_TO BE DONE_: Take the lines of the data below from the very first through the line containing "0.043, 0.011, 0.003, 0]" and output them exactly, pictures excluded.
-- Start of SUPPLIED INFORMATION --
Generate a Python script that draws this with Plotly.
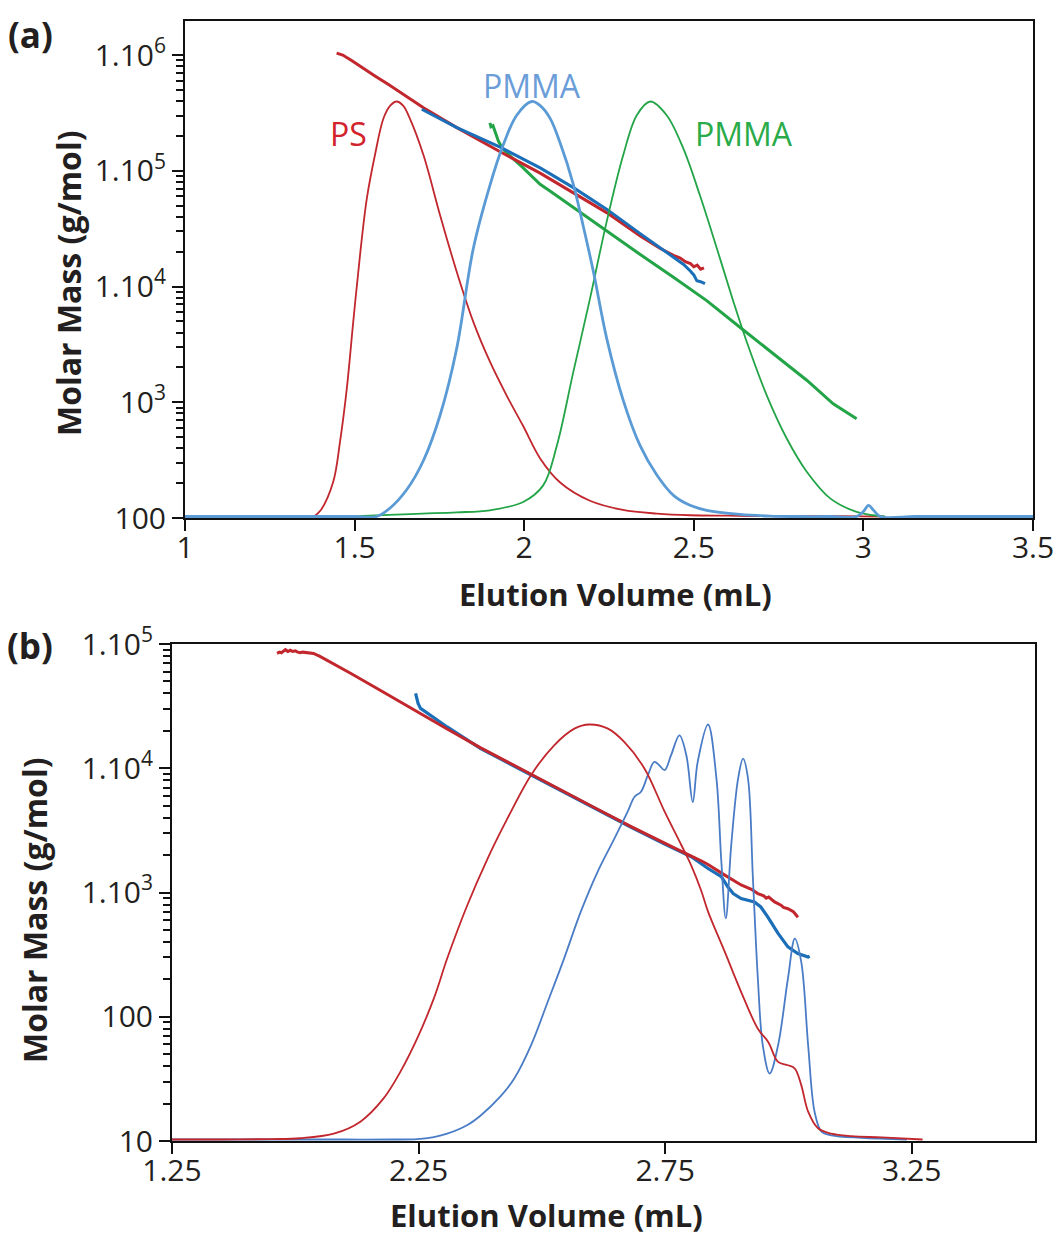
import plotly.graph_objects as go

W, H = 1061, 1247
FONT = "Open Sans"
TXT = "#231f20"

# ---------------- Panel (a) data ----------------
# Detector response (normalised) vs elution volume (mL)
ps_dist_x = [1.38, 1.40, 1.437, 1.457, 1.477, 1.496, 1.516, 1.536, 1.560, 1.585, 1.605, 1.624, 1.643,
             1.663, 1.703, 1.752, 1.801, 1.850, 1.899, 1.948, 1.997, 2.047, 2.106, 2.194, 2.291,
             2.391, 2.489, 2.60, 2.70, 2.80, 2.90, 3.00, 3.06]
ps_dist_s = [0, 0.015, 0.084, 0.18, 0.308, 0.469, 0.63, 0.766, 0.871, 0.959, 0.99, 1.0, 0.99,
             0.959, 0.871, 0.726, 0.59, 0.469, 0.373, 0.292, 0.218, 0.14, 0.082, 0.038, 0.016,
             0.007, 0.003, 0.002, 0.001, 0.001, 0.001, 0.0005, 0]

pmma1_dist_x = [1.0, 1.1, 1.2, 1.3, 1.4, 1.5, 1.565, 1.604, 1.654, 1.703, 1.752, 1.801, 1.850,
                1.899, 1.938, 1.978, 2.022, 2.047, 2.076, 2.106, 2.145, 2.174, 2.204, 2.243, 2.292,
                2.341, 2.391, 2.440, 2.489, 2.538, 2.636, 2.725, 2.80, 2.90, 2.980, 3.000, 3.015,
                3.030, 3.050, 3.15, 3.25, 3.35, 3.5]
pmma1_dist_s = [0, 0, 0, 0, 0, 0, 0, 0.02, 0.065, 0.135, 0.244, 0.405, 0.646,
                0.798, 0.895, 0.967, 1.0, 0.99, 0.96, 0.90, 0.80, 0.70, 0.59, 0.43, 0.28,
                0.172, 0.10, 0.051, 0.027, 0.015, 0.005, 0.001, 0, 0, 0, 0.012, 0.027,
                0.015, 0, 0, 0, 0, 0]

pmma2_dist_x = [1.49, 1.60, 1.70, 1.801, 1.899, 1.997, 2.056, 2.096, 2.145, 2.194, 2.243, 2.292,
                2.332, 2.372, 2.420, 2.469, 2.518, 2.568, 2.617, 2.656, 2.715, 2.774, 2.833,
                2.903, 2.980, 3.029, 3.064]
pmma2_dist_s = [0, 0.004, 0.007, 0.01, 0.015, 0.035, 0.075, 0.17, 0.349, 0.525, 0.71, 0.871,
                0.967, 1.0, 0.967, 0.887, 0.774, 0.646, 0.517, 0.421, 0.292, 0.188, 0.108,
                0.043, 0.011, 0.003, 0]

# Molar mass (g/mol) vs elution volume
ps_mm_x = [1.447, 1.465, 1.49, 1.52, 1.56, 1.60, 1.65, 1.703, 1.80, 1.929, 2.047, 2.145, 2.243,
           2.341, 2.40, 2.44, 2.46, 2.475, 2.49, 2.50, 2.51, 2.52, 2.53]
ps_mm_m = [1.04e6, 1.0e6, 9.0e5, 7.85e5, 6.6e5, 5.56e5, 4.42e5, 3.5e5, 2.37e5, 1.46e5, 9.55e4,
           6.46e4, 4.35e4, 2.75e4, 2.14e4, 1.86e4, 1.76e4, 1.64e4, 1.58e4, 1.48e4, 1.53e4,
           1.41e4, 1.45e4]

pmma1_mm_x = [1.698, 1.75, 1.80, 1.929, 2.047, 2.145, 2.243, 2.341, 2.44, 2.47, 2.489, 2.50,
              2.509, 2.52, 2.533]
pmma1_mm_m = [3.4e5, 2.85e5, 2.37e5, 1.6e5, 1.06e5, 7.15e4, 4.66e4, 2.88e4, 1.8e4, 1.55e4,
              1.37e4, 1.26e4, 1.12e4, 1.1e4, 1.06e4]

pmma2_mm_x = [1.899, 1.902, 1.908, 1.914, 1.919, 1.924, 1.935, 1.948, 1.997, 2.047, 2.076, 2.145,
              2.243, 2.341, 2.440, 2.538, 2.636, 2.734, 2.833, 2.911, 2.94, 2.960, 2.980]
pmma2_mm_m = [2.59e5, 2.4e5, 2.45e5, 2.14e5, 2.0e5, 1.8e5, 1.58e5, 1.43e5, 1.06e5, 7.64e4,
              6.68e4, 4.8e4, 3.03e4, 1.9e4, 1.2e4, 7.55e3, 4.45e3, 2.62e3, 1.55e3, 9.7e2,
              8.5e2, 7.9e2, 7.2e2]

# ---------------- Panel (b) data ----------------
ps_b_dist_x = [1.75, 1.85, 1.95, 2.010, 2.078, 2.132, 2.179, 2.213, 2.247, 2.281, 2.308, 2.349,
               2.390, 2.430, 2.478, 2.525, 2.566, 2.596, 2.634, 2.667, 2.708, 2.749, 2.783, 2.803,
               2.823, 2.837, 2.871, 2.904, 2.938, 2.959, 2.979, 2.999, 3.013, 3.026, 3.040, 3.060,
               3.087, 3.128, 3.189, 3.272]
ps_b_dist_s = [0, 0, 0.001, 0.003, 0.014, 0.043, 0.099, 0.163, 0.243, 0.34, 0.436, 0.565,
               0.677, 0.773, 0.878, 0.95, 0.99, 1.0, 0.99, 0.958, 0.894, 0.79, 0.709, 0.66,
               0.60, 0.549, 0.452, 0.356, 0.267, 0.235, 0.187, 0.179, 0.171, 0.131, 0.067, 0.027,
               0.014, 0.008, 0.005, 0]

pmma_b_dist_x = [1.75, 1.90, 2.00, 2.10, 2.20, 2.247, 2.281, 2.308, 2.349, 2.376, 2.417, 2.444,
                 2.478, 2.512, 2.545, 2.579, 2.613, 2.647, 2.674, 2.688, 2.701, 2.715, 2.728,
                 2.738, 2.749, 2.762, 2.779, 2.793, 2.806, 2.816, 2.837, 2.854, 2.864, 2.873,
                 2.884, 2.898, 2.908, 2.918, 2.928, 2.938, 2.948, 2.962, 2.979, 2.999, 3.013,
                 3.026, 3.040, 3.053, 3.067, 3.087, 3.148, 3.240]
pmma_b_dist_s = [0, 0, 0, 0, 0, 0.001, 0.006, 0.014, 0.035, 0.058, 0.105, 0.147,
                 0.227, 0.332, 0.436, 0.549, 0.645, 0.725, 0.79, 0.826, 0.838, 0.878, 0.91,
                 0.902, 0.89, 0.926, 0.974, 0.926, 0.813, 0.91, 1.0, 0.87, 0.669, 0.533,
                 0.709, 0.87, 0.918, 0.87, 0.629, 0.388, 0.227, 0.159, 0.227, 0.388, 0.484,
                 0.428, 0.227, 0.067, 0.019, 0.01, 0.004, 0]

ps_b_mm_x = [1.963, 1.968, 1.972, 1.976, 1.980, 1.985, 1.990, 1.995, 2.000, 2.005, 2.010, 2.015,
             2.020, 2.027, 2.037, 2.050, 2.064, 2.112, 2.173, 2.240, 2.308, 2.376, 2.444, 2.481,
             2.545, 2.613, 2.681, 2.749, 2.783, 2.823, 2.837, 2.871, 2.904, 2.925, 2.938, 2.950,
             2.955, 2.960, 2.972, 2.985, 2.990, 2.999, 3.010, 3.016, 3.019]
ps_b_mm_m = [8.4e4, 8.6e4, 8.5e4, 8.8e4, 9.0e4, 8.7e4, 8.9e4, 8.7e4, 8.8e4, 8.6e4, 8.5e4, 8.6e4,
             8.55e4, 8.4e4, 8.4e4, 7.94e4, 7.41e4, 5.82e4, 4.22e4, 2.95e4, 2.07e4, 1.46e4,
             1.05e4, 8.8e3, 6.46e3, 4.68e3, 3.39e3, 2.48e3, 2.14e3, 1.8e3, 1.68e3, 1.38e3,
             1.15e3, 1.06e3, 9.8e2, 9.4e2, 9.0e2, 9.2e2, 8.4e2, 7.9e2, 7.6e2, 7.4e2, 7.0e2,
             6.56e2, 6.3e2]

pmma_b_mm_x = [2.244, 2.246, 2.249, 2.254, 2.268, 2.288, 2.308, 2.376, 2.444, 2.545, 2.613, 2.681,
               2.749, 2.803, 2.837, 2.864, 2.877, 2.888, 2.904, 2.931, 2.944, 2.958, 2.979,
               2.999, 3.019, 3.040, 3.043]
pmma_b_mm_m = [4.0e4, 3.65e4, 3.33e4, 3.03e4, 2.76e4, 2.44e4, 2.15e4, 1.44e4, 1.04e4, 6.38e3,
               4.62e3, 3.35e3, 2.45e3, 1.94e3, 1.56e3, 1.34e3, 1.11e3, 9.8e2, 8.95e2, 8.4e2,
               7.65e2, 6.37e2, 4.68e2, 3.65e2, 3.23e2, 3.03e2, 3.07e2]

# tick labels
a_xticks = [1, 1.5, 2, 2.5, 3, 3.5]
a_xticktext = ["1", "1.5", "2", "2.5", "3", "3.5"]
a_yticks = [1e2, 1e3, 1e4, 1e5, 1e6]
a_yticktext = ["100", "10<sup>3</sup>", "1.10<sup>4</sup>", "1.10<sup>5</sup>", "1.10<sup>6</sup>"]
b_xticks = [1.75, 2.25, 2.75, 3.25]
b_xticktext = ["1.25", "2.25", "2.75", "3.25"]
b_yticks = [1e1, 1e2, 1e3, 1e4, 1e5]
b_yticktext = ["10", "100", "1.10<sup>3</sup>", "1.10<sup>4</sup>", "1.10<sup>5</sup>"]

a_minor = [k * 10 ** d for d in range(2, 6) for k in range(2, 10)]
b_minor = [k * 10 ** d for d in range(1, 5) for k in range(2, 10)]

# colours
RED = "#c1272d"
BLUE_L = "#5b9bd5"
BLUE_D = "#1b6fb8"
GREEN = "#22a447"
BLUE_B = "#4a7cc6"

SM = 1.0
fig = go.Figure()

# panel (a) distributions (linear hidden axis y3)
fig.add_trace(go.Scatter(x=ps_dist_x, y=ps_dist_s, xaxis="x", yaxis="y3", mode="lines",
                         line=dict(color=RED, width=1.8, shape="spline", smoothing=SM)))
fig.add_trace(go.Scatter(x=pmma2_dist_x, y=pmma2_dist_s, xaxis="x", yaxis="y3", mode="lines",
                         line=dict(color=GREEN, width=1.8, shape="spline", smoothing=SM)))
fig.add_trace(go.Scatter(x=pmma1_dist_x, y=pmma1_dist_s, xaxis="x", yaxis="y3", mode="lines",
                         line=dict(color=BLUE_L, width=2.8, shape="spline", smoothing=SM)))
# panel (a) molar mass
fig.add_trace(go.Scatter(x=pmma2_mm_x, y=pmma2_mm_m, xaxis="x", yaxis="y", mode="lines",
                         line=dict(color=GREEN, width=3)))
fig.add_trace(go.Scatter(x=ps_mm_x, y=ps_mm_m, xaxis="x", yaxis="y", mode="lines",
                         line=dict(color=RED, width=3)))
fig.add_trace(go.Scatter(x=pmma1_mm_x, y=pmma1_mm_m, xaxis="x", yaxis="y", mode="lines",
                         line=dict(color=BLUE_D, width=3)))

# panel (b) distributions (hidden axis y4)
fig.add_trace(go.Scatter(x=pmma_b_dist_x, y=pmma_b_dist_s, xaxis="x2", yaxis="y4", mode="lines",
                         line=dict(color=BLUE_B, width=1.8, shape="spline", smoothing=SM)))
fig.add_trace(go.Scatter(x=ps_b_dist_x, y=ps_b_dist_s, xaxis="x2", yaxis="y4", mode="lines",
                         line=dict(color=RED, width=1.8, shape="spline", smoothing=SM)))
# panel (b) molar mass
fig.add_trace(go.Scatter(x=pmma_b_mm_x, y=pmma_b_mm_m, xaxis="x2", yaxis="y2", mode="lines",
                         line=dict(color=BLUE_D, width=3.2)))
fig.add_trace(go.Scatter(x=ps_b_mm_x, y=ps_b_mm_m, xaxis="x2", yaxis="y2", mode="lines",
                         line=dict(color=RED, width=3)))

tickfont = dict(family=FONT, size=30, color=TXT)
common_x = dict(showgrid=False, zeroline=False, showline=True, linecolor="#111", linewidth=2,
                mirror=True, ticks="outside", ticklen=11, tickwidth=1.5, tickcolor="#111",
                tickfont=tickfont, tickmode="array", layer="below traces", automargin=False,
                ticklabelstandoff=-9)
common_y = dict(showgrid=False, zeroline=False, showline=True, linecolor="#111", linewidth=2,
                mirror=True, ticks="outside", ticklen=11, tickwidth=1.5, tickcolor="#111",
                tickfont=tickfont, tickmode="array", type="log", automargin=False)

def px(x):
    return x / W

def py(y):
    return 1 - y / H

DIST_RANGE = [-0.0036, 1.194]

fig.update_layout(
    template="none",
    width=W, height=H, margin=dict(l=0, r=0, t=0, b=0, pad=0), autosize=False,
    paper_bgcolor="white", plot_bgcolor="white", showlegend=False,
    font=dict(family=FONT, color=TXT),
    xaxis=dict(domain=[px(185), px(1033)], anchor="y", range=[1, 3.5],
               tickvals=a_xticks, ticktext=a_xticktext, **common_x),
    yaxis=dict(domain=[py(518), py(21)], anchor="x", range=[2, 6.294],
               tickvals=a_yticks, ticktext=a_yticktext,
               minor=dict(tickmode="array", tickvals=a_minor, ticks="outside", ticklen=7,
                          tickwidth=1.5, tickcolor="#111", showgrid=False),
               **common_y),
    yaxis3=dict(overlaying="y", anchor="x", range=DIST_RANGE, visible=False, automargin=False),
    xaxis2=dict(domain=[px(172), px(1035)], anchor="y2", range=[1.75, 3.5],
                tickvals=b_xticks, ticktext=b_xticktext, **common_x),
    yaxis2=dict(domain=[py(1141), py(644)], anchor="x2", range=[1, 5.0],
                tickvals=b_yticks, ticktext=b_yticktext,
                minor=dict(tickmode="array", tickvals=b_minor, ticks="outside", ticklen=7,
                           tickwidth=1.5, tickcolor="#111", showgrid=False),
                **common_y),
    yaxis4=dict(overlaying="y2", anchor="x2", range=DIST_RANGE, visible=False, automargin=False),
)

annots = [
    dict(text="<b>(a)</b>", x=px(30), y=py(35), size=35, color=TXT, angle=0),
    dict(text="<b>(b)</b>", x=px(30), y=py(645), size=35, color=TXT, angle=0),
    dict(text="<b>Elution Volume (mL)</b>", x=px(615), y=py(594), size=31, color=TXT, angle=0),
    dict(text="<b>Elution Volume (mL)</b>", x=px(546), y=py(1215), size=31, color=TXT, angle=0),
    dict(text="<b>Molar Mass (g/mol)</b>", x=px(68), y=py(283), size=32, color=TXT, angle=-90),
    dict(text="<b>Molar Mass (g/mol)</b>", x=px(34), y=py(910), size=32, color=TXT, angle=-90),
    dict(text="PS", x=px(348), y=py(133), size=32, color="#d2232a", angle=0),
    dict(text="PMMA", x=px(532), y=py(85), size=32, color="#6b9dd8", angle=0),
    dict(text="PMMA", x=px(744), y=py(133), size=32, color="#2aab4a", angle=0),
]
for a in annots:
    fig.add_annotation(text=a["text"], x=a["x"], y=a["y"], xref="paper", yref="paper",
                       xanchor="center", yanchor="middle", showarrow=False,
                       textangle=a["angle"],
                       font=dict(family=FONT, size=a["size"], color=a["color"]))

fig.write_html("out.html")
-- End of SUPPLIED INFORMATION --
_SOLVED EXERCISE_:
Generate a Python script that draws this with Plotly.
import plotly.graph_objects as go

W, H = 1061, 1247
FONT = "Open Sans"
TXT = "#231f20"

# ---------------- Panel (a) data ----------------
# Detector response (normalised) vs elution volume (mL)
ps_dist_x = [1.38, 1.40, 1.437, 1.457, 1.477, 1.496, 1.516, 1.536, 1.560, 1.585, 1.605, 1.624, 1.643,
             1.663, 1.703, 1.752, 1.801, 1.850, 1.899, 1.948, 1.997, 2.047, 2.106, 2.194, 2.291,
             2.391, 2.489, 2.60, 2.70, 2.80, 2.90, 3.00, 3.06]
ps_dist_s = [0, 0.015, 0.084, 0.18, 0.308, 0.469, 0.63, 0.766, 0.871, 0.959, 0.99, 1.0, 0.99,
             0.959, 0.871, 0.726, 0.59, 0.469, 0.373, 0.292, 0.218, 0.14, 0.082, 0.038, 0.016,
             0.007, 0.003, 0.002, 0.001, 0.001, 0.001, 0.0005, 0]

pmma1_dist_x = [1.0, 1.1, 1.2, 1.3, 1.4, 1.5, 1.565, 1.604, 1.654, 1.703, 1.752, 1.801, 1.850,
                1.899, 1.938, 1.978, 2.022, 2.047, 2.076, 2.106, 2.145, 2.174, 2.204, 2.243, 2.292,
                2.341, 2.391, 2.440, 2.489, 2.538, 2.636, 2.725, 2.80, 2.90, 2.980, 3.000, 3.015,
                3.030, 3.050, 3.15, 3.25, 3.35, 3.5]
pmma1_dist_s = [0, 0, 0, 0, 0, 0, 0, 0.02, 0.065, 0.135, 0.244, 0.405, 0.646,
                0.798, 0.895, 0.967, 1.0, 0.99, 0.96, 0.90, 0.80, 0.70, 0.59, 0.43, 0.28,
                0.172, 0.10, 0.051, 0.027, 0.015, 0.005, 0.001, 0, 0, 0, 0.012, 0.027,
                0.015, 0, 0, 0, 0, 0]

pmma2_dist_x = [1.49, 1.60, 1.70, 1.801, 1.899, 1.997, 2.056, 2.096, 2.145, 2.194, 2.243, 2.292,
                2.332, 2.372, 2.420, 2.469, 2.518, 2.568, 2.617, 2.656, 2.715, 2.774, 2.833,
                2.903, 2.980, 3.029, 3.064]
pmma2_dist_s = [0, 0.004, 0.007, 0.01, 0.015, 0.035, 0.075, 0.17, 0.349, 0.525, 0.71, 0.871,
                0.967, 1.0, 0.967, 0.887, 0.774, 0.646, 0.517, 0.421, 0.292, 0.188, 0.108,
                0.043, 0.011, 0.003, 0]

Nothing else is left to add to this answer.